The exercise: Extract, in full, the lines below, beginning at the first and ending with the line that contains "ages = list(range(0, 80))". Pictures do not belong in the copy.

Source excerpt:
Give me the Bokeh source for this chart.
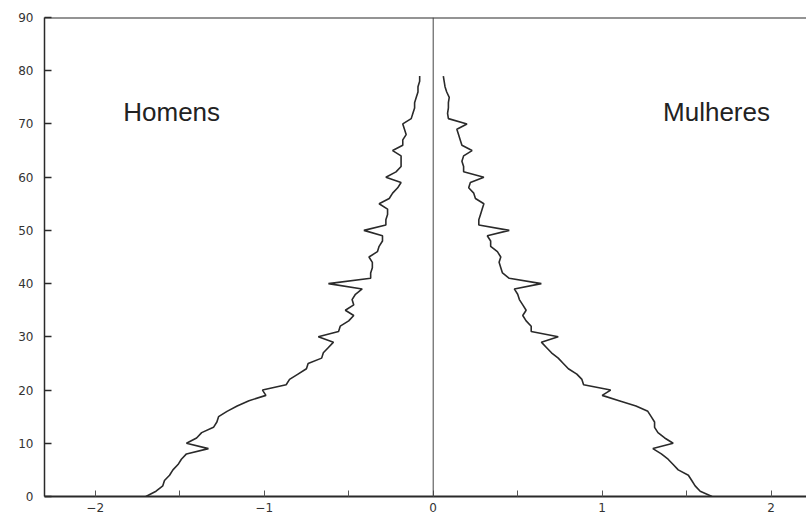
from bokeh.plotting import figure
from bokeh.models import Range1d, Span, Label, FixedTicker, ColumnDataSource
from bokeh.embed import file_html
from bokeh.resources import INLINE

ages = list(range(0, 80))

homens = [-1.70, -1.64, -1.60, -1.59, -1.56, -1.54, -1.51, -1.49, -1.46, -1.33,
          -1.46, -1.40, -1.37, -1.30, -1.28, -1.27, -1.22, -1.16, -1.09, -0.99,
          -1.01, -0.87, -0.85, -0.80, -0.75, -0.74, -0.66, -0.65, -0.62, -0.59,
          -0.68, -0.56, -0.55, -0.50, -0.47, -0.52, -0.47, -0.48, -0.46, -0.42,
          -0.62, -0.37, -0.37, -0.36, -0.36, -0.38, -0.33, -0.32, -0.30, -0.30,
          -0.41, -0.28, -0.28, -0.27, -0.27, -0.32, -0.26, -0.24, -0.21, -0.19,
          -0.28, -0.22, -0.19, -0.19, -0.19, -0.24, -0.18, -0.18, -0.16, -0.17,
          -0.18, -0.13, -0.12, -0.11, -0.11, -0.10, -0.09, -0.09, -0.08, -0.08]

mulheres = [1.65, 1.58, 1.55, 1.53, 1.51, 1.45, 1.42, 1.39, 1.35, 1.30,
            1.42, 1.37, 1.33, 1.31, 1.31, 1.29, 1.27, 1.20, 1.10, 1.00,
            1.05, 0.89, 0.88, 0.85, 0.80, 0.77, 0.74, 0.70, 0.67, 0.64,
            0.74, 0.58, 0.58, 0.55, 0.53, 0.55, 0.53, 0.51, 0.50, 0.48,
            0.64, 0.45, 0.41, 0.40, 0.39, 0.40, 0.38, 0.34, 0.34, 0.32,
            0.45, 0.27, 0.27, 0.28, 0.29, 0.30, 0.25, 0.24, 0.21, 0.22,
            0.30, 0.18, 0.18, 0.17, 0.18, 0.23, 0.17, 0.16, 0.15, 0.14,
            0.20, 0.09, 0.085, 0.09, 0.09, 0.095, 0.08, 0.07, 0.065, 0.06]

x_ticks = [-2, -1, 0, 1, 2]
x_minor_ticks = [-1.5, -0.5, 0.5, 1.5]
y_ticks = [0, 10, 20, 30, 40, 50, 60, 70, 80, 90]
label_homens = "Homens"
label_mulheres = "Mulheres"

src = ColumnDataSource(dict(age=ages, homens=homens, mulheres=mulheres))

p = figure(frame_width=762, frame_height=479, output_backend="svg",
           toolbar_location=None,
           x_range=Range1d(-2.30, 2.209), y_range=Range1d(0, 90),
           min_border_left=44, min_border_right=0, min_border_top=17,
           min_border_bottom=22)

p.background_fill_color = "white"
p.border_fill_color = "white"
p.outline_line_color = None
p.grid.visible = False

ink = "#2a2a2a"

# x axis
xa = p.xaxis[0]
xa.ticker = FixedTicker(ticks=x_ticks, minor_ticks=x_minor_ticks)
xa.major_label_overrides = {-2: "\u22122", -1: "\u22121"}
xa.axis_line_width = 2
xa.axis_line_color = ink
xa.major_tick_in = 6
xa.major_tick_out = 0
xa.minor_tick_in = 6
xa.minor_tick_out = 0
xa.major_tick_line_color = "#555555"
xa.minor_tick_line_color = "#555555"
xa.major_label_standoff = 6
xa.major_label_text_font = "DejaVu Sans"
xa.major_label_text_font_size = "12px"
xa.major_label_text_color = "#333333"

# y axis
ya = p.yaxis[0]
ya.ticker = FixedTicker(ticks=y_ticks)
ya.axis_line_width = 1.5
ya.axis_line_color = ink
ya.major_tick_in = 7
ya.major_tick_out = 0
ya.minor_tick_line_color = None
ya.major_tick_line_width = 1.5
ya.major_tick_line_color = ink
ya.major_label_standoff = 11
ya.major_label_text_font = "DejaVu Sans"
ya.major_label_text_font_size = "12px"
ya.major_label_text_color = "#333333"

# top border and centre line
p.add_layout(Span(location=90, dimension="width", line_color=ink, line_width=2))
p.add_layout(Span(location=0, dimension="height", line_color="#444444", line_width=1))

p.line(x="homens", y="age", source=src, line_color=ink, line_width=1.6)
p.line(x="mulheres", y="age", source=src, line_color=ink, line_width=1.6)

p.add_layout(Label(x=-1.834, y=72.2, text=label_homens, text_align="left",
                   text_baseline="middle", text_font="Liberation Sans",
                   text_font_size="26px", text_color="#222222"))
p.add_layout(Label(x=1.36, y=72.2, text=label_mulheres, text_align="left",
                   text_baseline="middle", text_font="Liberation Sans",
                   text_font_size="26px", text_color="#222222"))

open("out.html", "w").write(file_html(p, INLINE))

Task response:
Give me the Bokeh source for this chart.
from bokeh.plotting import figure
from bokeh.models import Range1d, Span, Label, FixedTicker, ColumnDataSource
from bokeh.embed import file_html
from bokeh.resources import INLINE

ages = list(range(0, 80))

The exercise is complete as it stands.